The followers of Peter Waldo were persecuted by the Roman Empire. The cause behind it was the Roman Church.

“We Cannot Live Without Sunday”

Note the terms Pope Benedict used in his May 29 mass to motivate the people to return to this ancient Roman practice: “Sunday, day of the Lord, is the propitious occasion to draw strength from him, who is the Lord of life. The Sunday precept, therefore, is not a simple duty imposed from outside. To participate in the Sunday celebration and to be nourished with the Eucharistic bread is a need of a Christian, who in this way can find the necessary energy for the journey [of life] to be undertaken. We must rediscover the joy of the Christian Sunday.”

The pope concluded with this prayer: “[M]ay today’s Christians again become aware of the decisive importance of the Sunday celebration …” (Zenit, May 29).

The intensity of the papal commitment to enforcing Sunday worship in Europe was underlined in the pope’s statements as reported by one of Italy’s most popular conservative newspapers. It reported his words as follows: “We cannot live without Sunday. … The religious holiday of obligation is not a task imposed from the outside, but a duty of the Christian” (Corriere Della Sera, May 29).

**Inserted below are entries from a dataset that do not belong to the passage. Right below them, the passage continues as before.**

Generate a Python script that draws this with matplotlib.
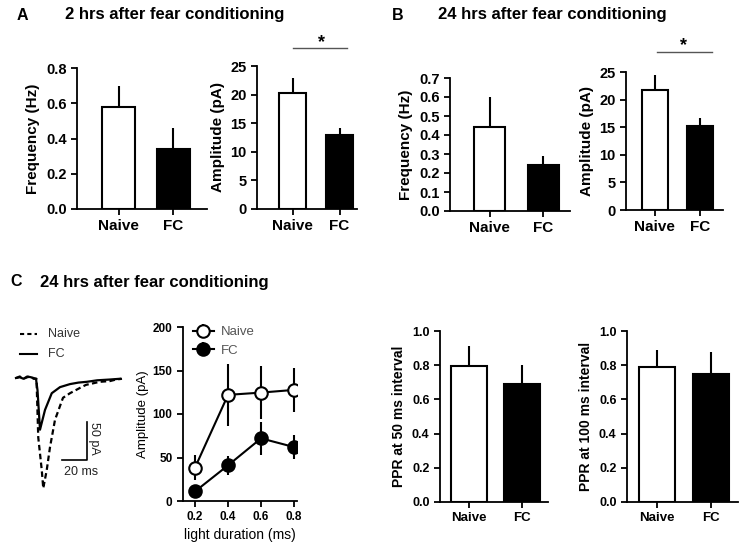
import numpy as np
from matplotlib import pyplot as plt
from matplotlib.lines import Line2D

plt.rcParams['font.family'] = ['Liberation Sans', 'DejaVu Sans']

W, H = 748, 551

groups = ['Naive', 'FC']

# panel A: 2 hrs after fear conditioning
freq_2h = [0.58, 0.34]
freq_2h_err = [0.117, 0.12]
amp_2h = [20.2, 12.9]
amp_2h_err = [2.7, 1.3]

# panel B: 24 hrs after fear conditioning
freq_24h = [0.44, 0.24]
freq_24h_err = [0.16, 0.048]
amp_24h = [21.8, 15.25]
amp_24h_err = [2.7, 1.35]

# panel C: evoked amplitude vs light duration
light_duration = [0.2, 0.4, 0.6, 0.8]
naive_amp = [38.5, 122, 124.6, 127.7]
naive_amp_err = [14, 36, 30, 25]
fc_amp = [11, 41, 72, 62]
fc_amp_err = [4, 11, 19, 14]

# paired pulse ratio
ppr_50 = [0.796, 0.689]
ppr_50_err = [0.116, 0.113]
ppr_100 = [0.788, 0.749]
ppr_100_err = [0.10, 0.13]

# example traces (ms, pA)
naive_t = [0, 3, 6, 9, 12, 14, 16.4, 17.8, 20.6, 21.8, 24.6, 27.2, 31.2, 37.6, 43.2, 51.2, 56, 61.6, 67, 75.2, 80, 84.8]
naive_i = [0, 2, -1, 1, 2, -1, -1, -78, -121, -145, -121, -91, -55, -26, -20, -13, -9, -7, -5, -4, -2, -1]
fc_t = [0, 3, 6, 9, 12, 14, 16, 17.2, 19.2, 23.2, 28.6, 35.2, 43.2, 50, 56.6, 65, 75, 83.2]
fc_i = [0, 1, -1, 2, 1, 0, -1, -16, -68, -42, -20, -12, -8, -6, -5, -3, -2, -1]


def rect(x0, y0, x1, y1):
    return [x0 / W, 1 - y1 / H, (x1 - x0) / W, (y1 - y0) / H]


def style_axes(ax, lw=1.3):
    ax.spines['top'].set_visible(False)
    ax.spines['right'].set_visible(False)
    ax.spines['left'].set_linewidth(lw)
    ax.spines['bottom'].set_linewidth(lw)
    ax.tick_params(direction='out', width=lw, length=4)


def bar_panel(fig, box, vals, errs, ylim, yticks, ylabel, xlim, width, fs, xfs, ylfs, fmt):
    ax = fig.add_axes(rect(*box))
    x = np.arange(len(groups))
    ax.bar(x, vals, width=width, color=['white', 'black'], edgecolor='black',
           linewidth=1.5, zorder=2)
    ax.errorbar(x, vals, yerr=[[0, 0], errs], fmt='none', ecolor='black',
                elinewidth=1.5, capsize=0, zorder=1)
    ax.set_xlim(*xlim)
    ax.set_ylim(*ylim)
    ax.set_yticks(yticks)
    ax.set_yticklabels([fmt.format(v) for v in yticks], fontsize=fs, fontweight='bold')
    ax.set_xticks(x)
    ax.set_xticklabels(groups, fontsize=xfs, fontweight='bold')
    ax.set_ylabel(ylabel, fontsize=ylfs, fontweight='bold')
    style_axes(ax)
    return ax


fig = plt.figure(figsize=(W / 100, H / 100), dpi=100)

# panel titles
fig.text(17 / W, 1 - 15 / H, 'A', fontsize=11.5, fontweight='bold', va='center')
fig.text(65 / W, 1 - 15 / H, '2 hrs after fear conditioning', fontsize=12, fontweight='bold', va='center')
fig.text(392 / W, 1 - 15 / H, 'B', fontsize=11.5, fontweight='bold', va='center')
fig.text(438 / W, 1 - 15 / H, '24 hrs after fear conditioning', fontsize=12, fontweight='bold', va='center')
fig.text(10 / W, 1 - 282 / H, 'C', fontsize=11.5, fontweight='bold', va='center')
fig.text(40 / W, 1 - 282 / H, '24 hrs after fear conditioning', fontsize=12, fontweight='bold', va='center')

bar_panel(fig, (77, 68, 207, 209), freq_2h, freq_2h_err, (0, 0.8), [0, 0.2, 0.4, 0.6, 0.8],
          'Frequency (Hz)', (-0.755, 1.61), 0.6, 10.5, 11, 11, '{:.1f}')
bar_panel(fig, (257, 66, 357, 209), amp_2h, amp_2h_err, (0, 25), [0, 5, 10, 15, 20, 25],
          'Amplitude (pA)', (-0.755, 1.37), 0.57, 10.5, 11, 11, '{:g}')
fig.add_artist(Line2D([293 / W, 347 / W], [1 - 48 / H, 1 - 48 / H], color='#555555', lw=1))
fig.text(321 / W, 1 - 43 / H, '*', fontsize=13, fontweight='bold', ha='center', va='center')

bar_panel(fig, (450, 78, 570, 211), freq_24h, freq_24h_err, (0, 0.7),
          [0, 0.1, 0.2, 0.3, 0.4, 0.5, 0.6, 0.7], 'Frequency (Hz)', (-0.74, 1.5), 0.58,
          10.5, 11, 11, '{:.1f}')
bar_panel(fig, (626, 72, 723, 210), amp_24h, amp_24h_err, (0, 25), [0, 5, 10, 15, 20, 25],
          'Amplitude (pA)', (-0.64, 1.51), 0.58, 10.5, 11, 11, '{:g}')
fig.add_artist(Line2D([657 / W, 712 / W], [1 - 52 / H, 1 - 52 / H], color='#555555', lw=1))
fig.text(684 / W, 1 - 46 / H, '*', fontsize=13, fontweight='bold', ha='center', va='center')

# example traces
axt = fig.add_axes(rect(10, 360, 130, 500))
axt.plot(naive_t, naive_i, color='black', lw=1.6, ls=(0, (2.5, 1.5)))
axt.plot(fc_t, fc_i, color='black', lw=1.6)
axt.plot([36.8, 56.8, 56.8], [-107.9, -107.9, -57.9], color='black', lw=1.2)
axt.text(52, -116, '20 ms', fontsize=9, ha='center', va='top', color='#222222')
axt.text(62, -80, '50 pA', fontsize=9, rotation=270, ha='center', va='center', color='#222222')
axt.set_xlim(-4.8, 91.2)
axt.set_ylim(-160.5, 23.7)
axt.axis('off')

fig.add_artist(Line2D([20 / W, 37 / W], [1 - 334 / H] * 2, color='black', lw=1.5, ls=(0, (2, 1.5))))
fig.add_artist(Line2D([20 / W, 37 / W], [1 - 354 / H] * 2, color='black', lw=1.5))
fig.text(48 / W, 1 - 334 / H, 'Naive', fontsize=9, va='center', color='#333333')
fig.text(48 / W, 1 - 354 / H, 'FC', fontsize=9, va='center', color='#333333')

# amplitude vs light duration
axl = fig.add_axes(rect(183, 327, 297, 501))
axl.errorbar(light_duration, naive_amp, yerr=naive_amp_err, color='black', lw=1.5,
             elinewidth=1.5, capsize=0, marker='o', ms=9, mfc='white', mec='black', mew=1.5,
             label='Naive', zorder=3)
axl.errorbar(light_duration, fc_amp, yerr=fc_amp_err, color='black', lw=1.5,
             elinewidth=1.5, capsize=0, marker='o', ms=9, mfc='black', mec='black', mew=1.5,
             label='FC', zorder=3)
axl.set_xlim(0.127, 0.818)
axl.set_ylim(0, 200)
axl.set_yticks([0, 50, 100, 150, 200])
axl.set_yticklabels(['0', '50', '100', '150', '200'], fontsize=8.5, fontweight='bold')
axl.set_xticks(light_duration)
axl.set_xticklabels(['0.2', '0.4', '0.6', '0.8'], fontsize=8.5, fontweight='bold')
axl.set_ylabel('Amplitude (pA)', fontsize=9.5, labelpad=3)
axl.set_xlabel('light duration (ms)', fontsize=10, labelpad=3)
style_axes(axl)
leg = axl.legend(loc='upper left', bbox_to_anchor=(0.04, 1.035), frameon=False, fontsize=9.5,
                 handlelength=1.6, handletextpad=0.5, labelspacing=0.45, borderaxespad=0)
for t in leg.get_texts():
    t.set_color('#555555')

# paired pulse ratio
bar_panel(fig, (440, 331, 548, 502), ppr_50, ppr_50_err, (0, 1.0), [0, 0.2, 0.4, 0.6, 0.8, 1.0],
          'PPR at 50 ms interval', (-0.54, 1.48), 0.67, 9, 9.5, 10, '{:.1f}')
bar_panel(fig, (627, 331, 738, 502), ppr_100, ppr_100_err, (0, 1.0), [0, 0.2, 0.4, 0.6, 0.8, 1.0],
          'PPR at 100 ms interval', (-0.56, 1.51), 0.67, 9, 9.5, 10, '{:.1f}')

plt.savefig('out.png', dpi=100)
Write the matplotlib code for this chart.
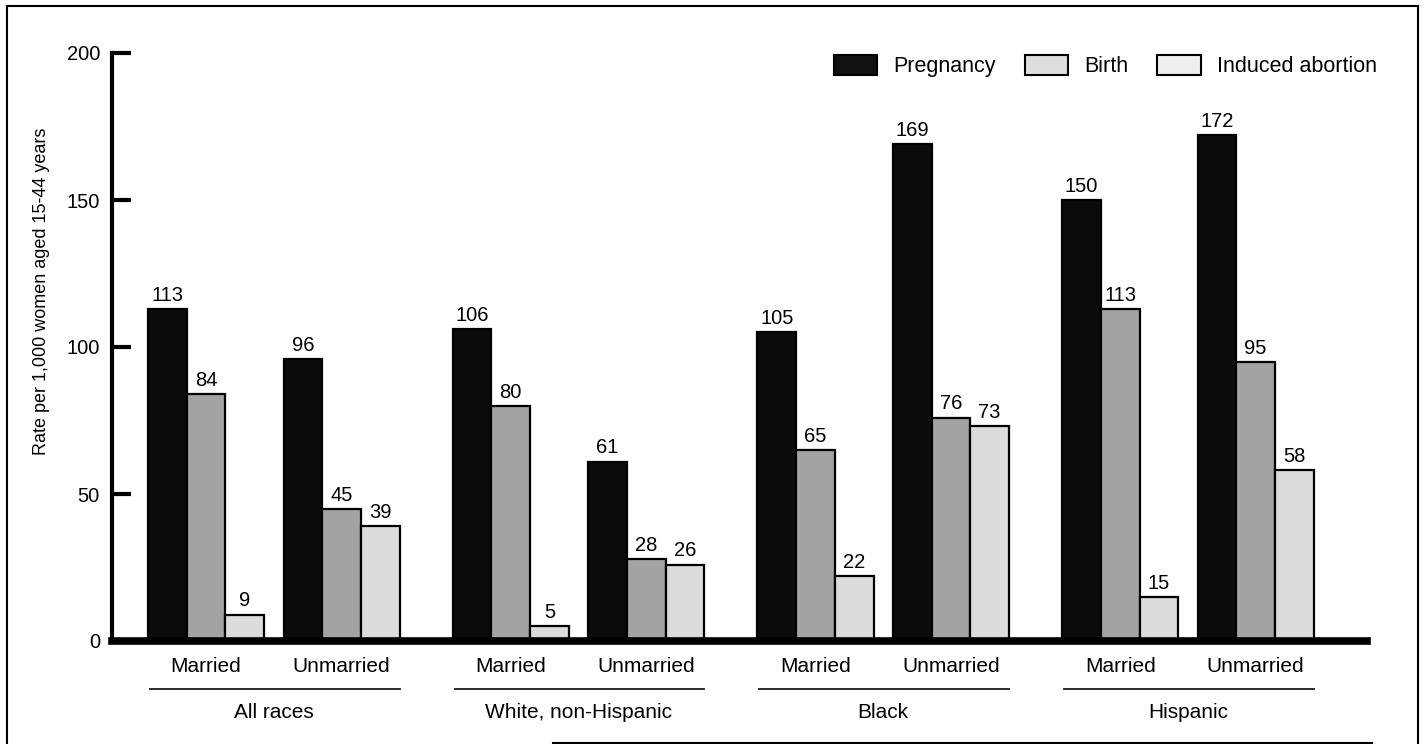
import matplotlib
matplotlib.use("Agg")
import matplotlib.pyplot as plt
from matplotlib.patches import Patch
from matplotlib.lines import Line2D

# ---------------- data ----------------
races = ["All races", "White, non-Hispanic", "Black", "Hispanic"]
statuses = ["Married", "Unmarried"]
series_names = ["Pregnancy", "Birth", "Induced abortion"]
# order: race x status (Married, Unmarried)
pregnancy = [113, 96, 106, 61, 105, 169, 150, 172]
birth = [84, 45, 80, 28, 65, 76, 113, 95]
abortion = [9, 39, 5, 26, 22, 73, 15, 58]
yticks = [0, 50, 100, 150, 200]
ylabel = "Rate per 1,000 women aged 15-44 years"

# ---------------- layout / style ----------------
W, H = 1427, 744
plt.rcParams["font.family"] = ["Liberation Sans", "DejaVu Sans"]
fig = plt.figure(figsize=(W / 100, H / 100), dpi=100)

y0_px, ytop_px = 641, 53
x_axis_px, x_end_px = 112.5, 1367
ax = fig.add_axes([x_axis_px / W, (H - y0_px) / H,
                   (x_end_px - x_axis_px) / W, (y0_px - ytop_px) / H])

bar_w = 38.7
sub_pitch = 135.5
race_pitch = 304.7
x_start = 148 - x_axis_px

colors = ["#0b0b0b", "#a3a3a3", "#dcdcdc"]
legend_colors = ["#111111", "#dedede", "#efefef"]
all_series = [pregnancy, birth, abortion]

bases = []
for r in range(len(races)):
    for s in range(len(statuses)):
        bases.append(x_start + r * race_pitch + s * sub_pitch)

for k, vals in enumerate(all_series):
    xs = [b + k * bar_w for b in bases]
    ax.bar(xs, vals, width=bar_w, align="edge", color=colors[k],
           edgecolor="black", linewidth=1.6, zorder=2)
    for x, v in zip(xs, vals):
        ax.annotate(str(v), (x + bar_w / 2, v), xytext=(0, 3),
                    textcoords="offset points", ha="center", va="bottom",
                    fontsize=14.5)

ax.set_xlim(0, x_end_px - x_axis_px)
ax.set_ylim(0, 200)
ax.set_yticks(yticks)
ax.set_xticks([])
ax.tick_params(axis="y", direction="in", length=14, width=3, pad=9,
               labelsize=14.5)
for sp in ["top", "right"]:
    ax.spines[sp].set_visible(False)
ax.spines["left"].set_linewidth(3)
ax.spines["bottom"].set_linewidth(5.5)
ax.spines["bottom"].set_zorder(3)
ax.spines["left"].set_zorder(3)

trans = ax.get_xaxis_transform()
span = (y0_px - ytop_px)
y_status = -(666 - y0_px) / span
y_line = -(689 - y0_px) / span
y_race = -(712 - y0_px) / span

for i, b in enumerate(bases):
    ax.text(b + 1.5 * bar_w, y_status, statuses[i % 2], transform=trans,
            ha="center", va="center", fontsize=15)

group_w = sub_pitch + 3 * bar_w
for r, name in enumerate(races):
    rb = x_start + r * race_pitch
    ax.add_line(Line2D([rb + 2, rb + group_w], [y_line, y_line],
                       transform=trans, color="#1a1a1a", lw=1.3,
                       clip_on=False))
    ax.text(rb + group_w / 2, y_race, name, transform=trans,
            ha="center", va="center", fontsize=15)

fig.text(42 / W, 1 - 291 / H, ylabel, rotation=90, ha="center",
         va="center", fontsize=13)

handles = [Patch(facecolor=c, edgecolor="black", linewidth=1.5)
           for c in legend_colors]
fig.legend(handles, series_names, loc="center",
           bbox_to_anchor=(1105.5 / W, 1 - 66 / H), ncol=3, frameon=False,
           handlelength=2.0, handleheight=1.05, handletextpad=0.75,
           columnspacing=1.35, fontsize=15.5, borderpad=0, borderaxespad=0)

# figure frame
def fline(xs, ys, lw=1.5):
    fig.add_artist(Line2D([x / W for x in xs], [1 - y / H for y in ys],
                          transform=fig.transFigure, color="black", lw=lw))

fline([7, 7], [6, 744])
fline([7, 1418], [6, 6])
fline([1418, 1418], [6, 744])
fline([553, 1372], [742.5, 742.5])

fig.savefig("out.png", dpi=100)
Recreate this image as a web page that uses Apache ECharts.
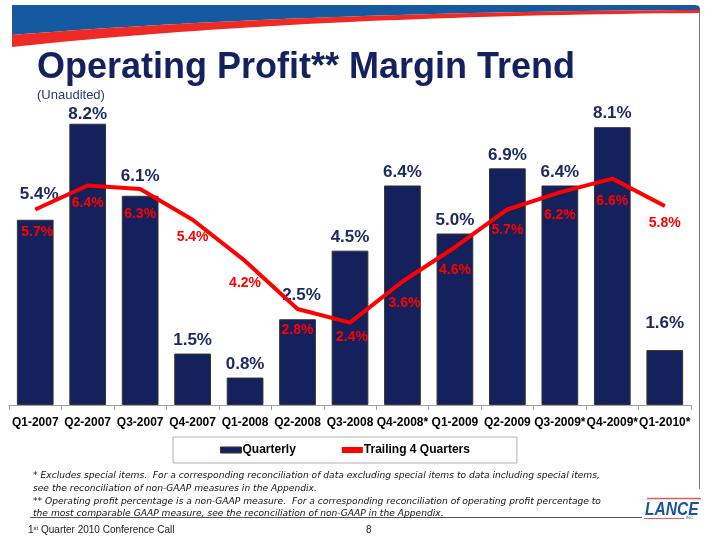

Sunday—we “cannot live without” it, it’s a “holiday of obligation” and a Christian “duty.” Those words ought to send a chill up the spine of any honest student of the history of the Holy Roman Empire.

A Matter of Life and Death

Here is another excerpt from The History of Roman Catholicism: “The Roman Church has adopted as its fundamental principle that it can never err, and the body of the civil law when once chosen by the church, as the basis of its system of ecclesiastical jurisprudence, partook at once of its infallibility, and unchangeableness and became one of its prominent features. To change it in one of its most unimportant [details] would be to acknowledge that the church had erred, which is impossible. … Thus the Roman pontiff is clothed with supreme authority, and combines at once in his own sacred person all the functions of the legislative, the judicial, and the executive powers. He has no constitutional restraint, he is absolutely unlimited and without control. … Those surely are fallacious reasoners, who argue that because the pope has never yet exercised the power that he really possesses, with evident political effect, that he will never exercise it; they cruelly and fatally deceive themselves who indulge in pleasant slumbers when the voice of the past calls upon them to rouse to ceaseless watchfulness.”

Remember, this powerful church was prophesied to speak great things. Throughout history, the pope has been referred to as the vicar of Christ. Vicar does not mean Christ’s representative as some assume. It means “in place of” Christ. Those truly are “great words.” The author of the above-mentioned book urges readers who falsely assume a pope would never really exercise his full power to remember the “voice of the past.”

Historic facts show that under Charlemagne, the observance of Sunday within Europe actually became a matter of life or death. Many were put to the sword, burned at the stake, stretched on the rack, or met their end by some other horrible means at the hands of others who literally meant that citizens could not live without Sunday! These unfortunate souls were declared heretics by Rome—but martyrs by historians (including the 16th century’s John Foxe).

Let us hope this pope, Benedict xvi, did not have this long and agonizing history in mind when he uttered that most unfortunate phrase, “We cannot live without Sunday.”